This was a show that swung between the exhilarating and the plain silly. There is clearly a new following for throat singing, and other styles that involve strange noises being made by the voice, and this finale to the Atlantic Waves festival showed that vocal eccentricity is an international phenomenon.
The most remarkable sounds of the night came from a petite Canadian Inuit singer who was responsible for the most erotic, orgasmic noises I have ever heard in a church. Backstage, chatting with her friend Björk (who appears on her new album), Tanya Tagaq explained that her katajaq style is regarded not as music but a game, in which women compete by hurling vocal phrases at each other.
Her emotional, rhythmic re-working of Inuit culture involved frantic panting and heavy breathing mixed with grunts, growls and wails, all backed by minimalist backing from a laptop.

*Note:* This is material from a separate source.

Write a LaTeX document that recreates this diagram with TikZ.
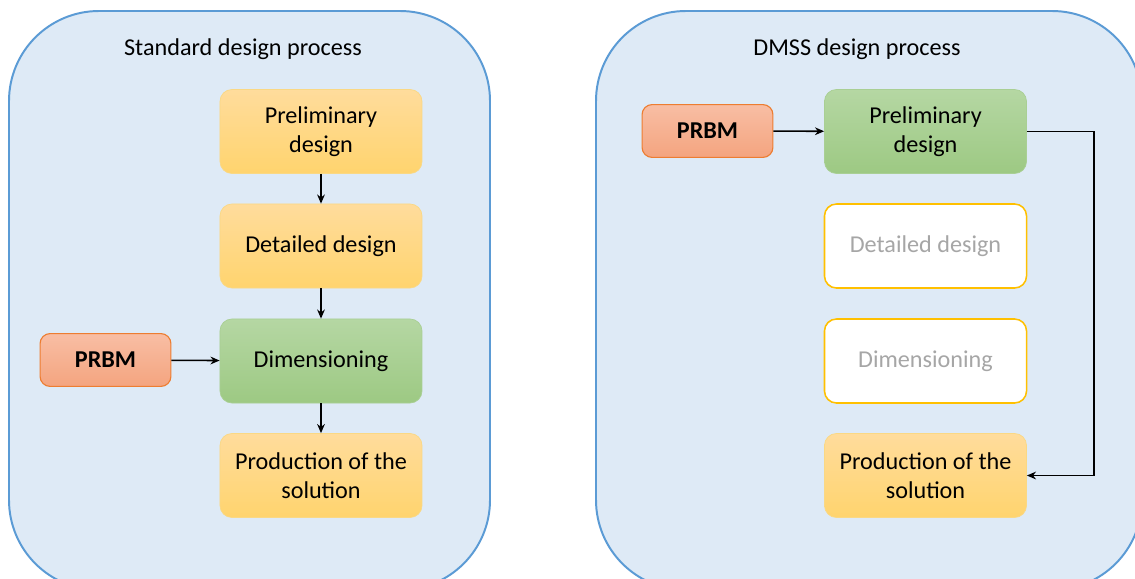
\documentclass[tikz,border=0pt]{standalone}
\usepackage{fontspec}
\setmainfont{Carlito}
\usetikzlibrary{positioning,arrows.meta}

\definecolor{panelfill}{HTML}{DEEAF6}
\definecolor{panelline}{HTML}{5B9BD5}
\definecolor{yeltop}{HTML}{FFDC9C}
\definecolor{yelbot}{HTML}{FFD46E}
\definecolor{yelline}{HTML}{FAD884}
\definecolor{grntop}{HTML}{B5D7A3}
\definecolor{grnbot}{HTML}{9DC983}
\definecolor{grnline}{HTML}{A9CF94}
\definecolor{orgtop}{HTML}{F8BEA4}
\definecolor{orgbot}{HTML}{F4A47F}
\definecolor{orgline}{HTML}{ED7D31}
\definecolor{ghostline}{HTML}{FFC000}
\definecolor{ghosttext}{HTML}{A6A6A6}

\tikzset{
  panel/.style={draw=panelline,fill=panelfill,line width=1.4pt,rounded corners=2.25cm},
  stepbox/.style={rounded corners=0.3cm,minimum width=5.05cm,minimum height=2.1cm,align=center,
    font=\fontsize{17.2}{21}\selectfont},
  yelbox/.style={stepbox,draw=yelline,top color=yeltop,bottom color=yelbot,line width=0.5pt},
  grnbox/.style={stepbox,draw=grnline,top color=grntop,bottom color=grnbot,line width=0.5pt},
  ghostbox/.style={stepbox,draw=ghostline,fill=white,line width=1.1pt,text=ghosttext},
  prbmbox/.style={rounded corners=0.25cm,minimum width=3.27cm,minimum height=1.32cm,
    draw=orgline,top color=orgtop,bottom color=orgbot,line width=0.8pt,
    font=\fontsize{17.2}{21}\selectfont\bfseries},
  title/.style={font=\fontsize{17.2}{21}\selectfont},
  flow/.style={->,>={Stealth[length=6.5pt,width=5.5pt]},line width=1.1pt}
}

\begin{document}
\begin{tikzpicture}[x=0.025cm,y=-0.025cm]
        \clip (0,0) rectangle (1135,578);
        \fill[white] (0,0) rectangle (1135,578);

        % standard design process
        \draw[panel] (9,11) rectangle (490,590);
        \node[title] (ltitle) at (243,49) {Standard design process};
        \node[yelbox] (lpre) at (321,131.5) {Preliminary\\design};
        \node[yelbox] (ldet) at (321,246) {Detailed design};
        \node[grnbox] (ldim) at (321,361) {Dimensioning};
        \node[yelbox] (lprod) at (321,475.5) {Production of the\\solution};
        \node[prbmbox] (lprbm) at (105.5,360) {PRBM};
        \draw[flow] (lpre) -- (ldet);
        \draw[flow] (ldet) -- (ldim);
        \draw[flow] (ldim) -- (lprod);
        \draw[flow] (lprbm) -- (ldim);

        % DMSS design process
        \draw[panel] (596,11) rectangle (1142,590);
        \node[title] (rtitle) at (857,49) {DMSS design process};
        \node[grnbox] (rpre) at (925.5,131.5) {Preliminary\\design};
        \node[ghostbox] (rdet) at (925.5,246) {Detailed design};
        \node[ghostbox] (rdim) at (925.5,361) {Dimensioning};
        \node[yelbox] (rprod) at (925.5,475.5) {Production of the\\solution};
        \node[prbmbox] (rprbm) at (707.5,131) {PRBM};
        \coordinate (rturn) at (1094,131.5);
        \draw[flow] (rprbm) -- (rpre);
        \draw[flow] (rpre.east) -- (rturn) |- (rprod.east);
\end{tikzpicture}
\end{document}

It was extraordinary, but should have remained as a solo performance.
She had been preceded by a low-key appearance from Sainkho Namtchylak, a throat singer from Tuva, on the Mongolian border, famous for her ability to produce high and low notes at the same time, and by the Portuguese star Janita Salome. Performing with these two, Tagaq seemed to lose her spontaneity and magic.
Earlier, there had been more international vocal experiments from Japan's Dokaka, the British "human beatbox" Shlomo, and Maria Joao and Americo Rodrigues from Portugal. They were all entertaining, in short bursts, producing an array of unlikely noises ranging from vocal imitations of DJ scratching to what sounded like rhythmic farmyard effects - bleats and beats.